Police Surveillance Technologies And Privacy Protection In India: A Constitutional And Institutional Analysis Of Facial Recognition Systems Post-Puttaswamy Judgement
- IJLLR Journal
- 7 days ago
- 1 min read
Prananjeya B Gujjala, LLM (Criminal and Security Laws), Symbiosis Law School, Pune
ABSTRACT
Surveillance technologies have been gradually integrated into India policing that have radically changed the connection between the State and the individual. Facial recognition systems are one of the invasive types of surveillance among them, and they allow biometric identification at the population level and on a continual basis. This paper discusses the constitutional and institutional outlooks of the National Automated Facial Recognition System (NAFRS), which is a centralized facial recognition system used by law enforcement agencies in India.

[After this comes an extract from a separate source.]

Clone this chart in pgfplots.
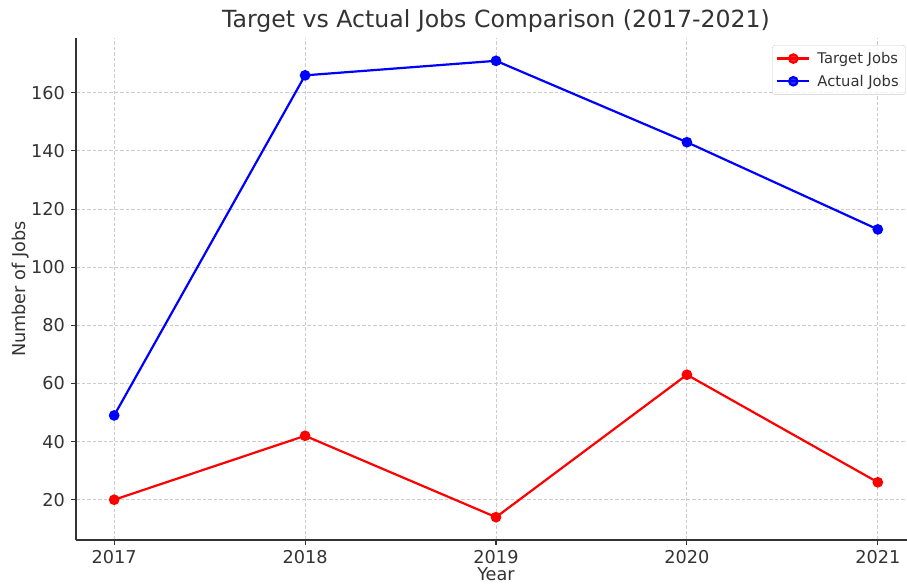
\documentclass[border=0pt]{standalone}
\usepackage{fontspec}
\setmainfont{DejaVu Sans}
\usepackage{pgfplots}
\pgfplotsset{compat=1.18}
\definecolor{txt}{HTML}{333333}
\begin{document}
\begin{tikzpicture}
\useasboundingbox (0,0) rectangle (907bp,584bp);
\begin{axis}[
  at={(76bp,44bp)}, anchor=south west,
  scale only axis, width=840bp, height=502bp,
  xmin=2016.8, xmax=2021.2, ymin=6.15, ymax=178.85,
  axis x line*=bottom, axis y line*=left,
  axis line style={-, txt, line width=1.4bp},
  tick align=outside, major tick length=5bp,
  tick style={txt, line width=1.1bp},
  xtick={2017,2018,2019,2020,2021},
  ytick={20,40,60,80,100,120,140,160},
  /pgf/number format/assume math mode=true,
  /pgf/number format/1000 sep={},
  ticklabel style={font=\fontsize{17.7bp}{21bp}\selectfont, text=txt},
  xticklabel style={anchor=base, inner sep=0pt, yshift=-18bp},
  yticklabel style={anchor=east, inner sep=0pt, xshift=-6bp},
  grid=major,
  major grid style={dash pattern=on 3.5bp off 2bp, black!20, line width=0.9bp},
  title={Target vs Actual Jobs Comparison (2017-2021)},
  title style={at={(axis description cs:0.5,1)}, anchor=base, inner sep=0pt, yshift=5bp,
    font=\fontsize{23.6bp}{28bp}\selectfont, text=txt},
  xlabel={Year},
  xlabel style={at={(axis description cs:0.5,0)}, anchor=base, inner sep=0pt, yshift=-40bp,
    font=\fontsize{17.7bp}{21bp}\selectfont, text=txt},
  ylabel={Number of Jobs},
  ylabel style={at={([xshift=-50bp]axis description cs:0,0.5)}, anchor=base, inner sep=0pt,
    font=\fontsize{17.7bp}{21bp}\selectfont, text=txt},
  legend cell align=left,
  legend image code/.code={\draw[mark repeat=2, mark phase=2] plot coordinates {(0bp,0bp) (16bp,0bp) (32bp,0bp)};},
  legend style={at={(rel axis cs:0.8286,0.986)}, anchor=north west,
    draw=black!20, rounded corners=3bp, fill=white, fill opacity=0.8, text opacity=1,
    font=\fontsize{14.75bp}{17bp}\selectfont, text=txt,
    inner xsep=4bp, inner ysep=4.5bp, row sep=5bp, column sep=4bp,
    nodes={inner xsep=3bp, inner ysep=2.5bp}},
]
\addplot[red, line width=2.2bp, mark=*, mark size=4.2bp, mark options={solid, fill=red, draw=red}]
  coordinates {(2017,20) (2018,42) (2019,14) (2020,63) (2021,26)};
\addlegendentry{Target Jobs}
\addplot[blue, line width=2.2bp, mark=*, mark size=4.2bp, mark options={solid, fill=blue, draw=blue}]
  coordinates {(2017,49) (2018,166) (2019,171) (2020,143) (2021,113)};
\addlegendentry{Actual Jobs}
\end{axis}
\end{tikzpicture}
\end{document}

Locating NAFRS in the aftermath of Justice K.S. Puttaswamy (Retd.). v. Union of India, the paper relies on the proportionality test of legality, necessity and proportionality to determine whether the system is compliant with Articles 14 and 21 of the Constitution. It concludes that NAFRS is not legally authorized, has no significant protection, and minimal supervision, making it a unconstitutional grey zone. The paper additionally reveals that the claims of necessity lack empirical evidence and that the magnitude and structure of facial recognition policing leads to imbalanced invasion in privacy and equality, especially since risks of algorithmic bias is recorded.
Besides the analysis of the doctrine, the paper points to structural deficits in police accountability and institutional capacity, which intensify the uncontrolled risks of surveillance. Based on comparative regulation strategies of the other constitutional democracies, the paper will end by either promoting a temporary police use of facial recognition moratorium or the passage of a rights-based legislative framework to guarantee constitutional adherence.